• U.S.

Art: Back to Nature

2 minute read
TIME

The Armistice of 1918 gave free play to one memorable artistic movement—Dada. All perversity and insults to one school of critics, Dada seemed significant to others, who saw in its course from 1916 to 1924 a sensitive revulsion against a bad war and a bad peace.

The two Dada intellectuals known best in Manhattan were Marcel Duchamp (Nude Descending the Staircase) and his friend Francis Picabia. Picabia, born in Paris in 1878 of a French mother and a Spanish father, began exhibiting landscapes in Paris in 1894, enjoyed official successes and easy sales until 1913, when he got fed up with success. Moving first to Manhattan, then to Barcelona, finally to Paris in 1920, Picabia poured out bucketfuls of Dada, including his noted Portrait of Cézanne, Portrait of Rembrandt, Portrait of Renoir, Still Lives (all this consisting of a stuffed monkey mounted on a board).

In 1921 this most Dada of the Dadaists resigned from the group, ostensibly because Dada was beginning to develop certain rational theories which led to Surrealism. He collaborated on a ballet with Composer Erik Satie, on a brilliant movie, Entr’acte, with René Clair, and, in the true Dada spirit, accepted the rosette of the Legion of Honor. Wealthy and well advertised by Gertrude Stein, in the last few years Picabia has rested on his reputation, yachting and developing an elegantly fretful manner. Last week Paris was shocked at 60-year-old Yachtsman Picabia’s latest show.

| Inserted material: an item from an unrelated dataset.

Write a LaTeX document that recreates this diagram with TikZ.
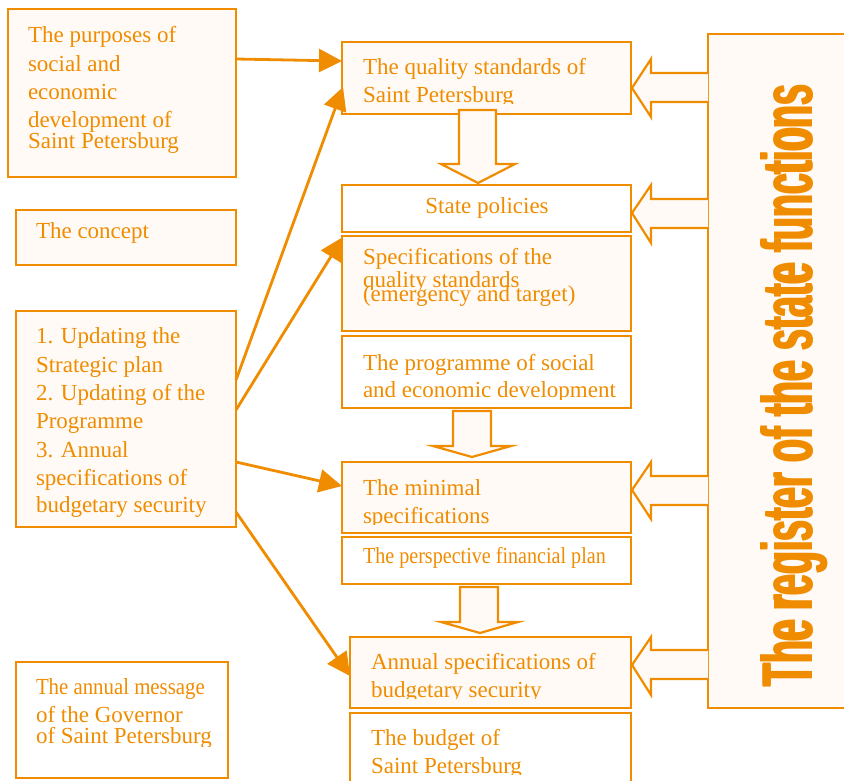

Hung at the Galerie de Beaune, it consisted of 39 thickly painted canvases depicting sections of expensive real estate in the south of France, all done in a brilliance of color and a gush of technique which suggested the ebullitions of a talented school girl. Explained tanned, bright-eyed, wisecracking Artist Picabia, with an air of deep subtlety: “I painted them because I wanted to.” Picabia enthusiasts spoke in awed tones of the master’s daring in risking banality by a return to nature. But a growing number of critics called it reversion to type, dismissed Picabia’s middle period as theintellectual shenanigans of a brilliant amateur.